I believe that one way of expressing this willingness to take responsibility is to resign from office. In this way, I can perhaps set a personal sign for new beginnings, for a new departure of the Church, not only in Germany. I want to show that it is not the office that is in the foreground, but the mission of the Gospel. That, too, is part of pastoral care.

I therefore ask you very much to accept this renunciation. I continue to enjoy being a priest and bishop of this church and will continue to engage myself pastorally wherever you deem it meaningful and good. I would like to devote the next years of my ministry more to pastoral care and to work for a spiritual renewal of the Church, as you tirelessly call for.”

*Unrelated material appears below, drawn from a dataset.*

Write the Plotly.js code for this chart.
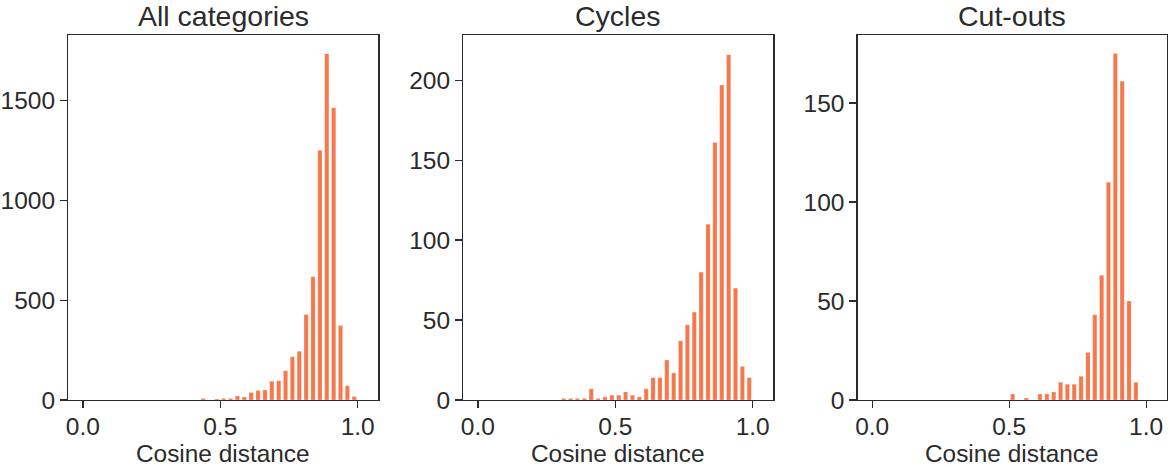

******************************

The following link is to a report of the issue from the Vatican News:

https://www.vaticannews.va/en/pope/news/2021-06/germany-cardinal-marx-resigns-pope-francis-abuse-scandal.html

 

 

One Response

  1. George Reilly

    In a spoken statement to the media he gave on Friday Cardinal Marx said he wants the submission of his resignation to be understood as a “personal signal for a new beginning, for a new awakening of the Church, not only in Germany.” Cardinal Woelki, Cologne, who is under strong pressure to resign his office because of his handling of a report on the involvement of the diocesan authorities in the sexual abuse scandal, wants to wait until the issue of Church reform is discussed at the coming synod of bishops (October 2021- October 2023).

    Woelki is strongly opposed to the Synodal Path which was initiated here by Cardinal Marx and the lay organisation The Central Committee of German Catholics. This Synodal Path is pushing for radical reforms. The present chairman of the German Bishops’ Conference, Bishop Bätzing (Limburg), who succeeded Cardinal Marx as chairman, when interviewed about Cardinal Marx resignation stated on Friday that fundamental reforms must take place. He mentioned two explicitly: the issue of celibacy for priests and the equality for women at all levels in the Church. He refuses to accept Cardinal Woelki’s opinion that the course that is being taken by the German Synodal Path could lead to a schism in the Church. Not that the Synodal Path has taken any decisions yet.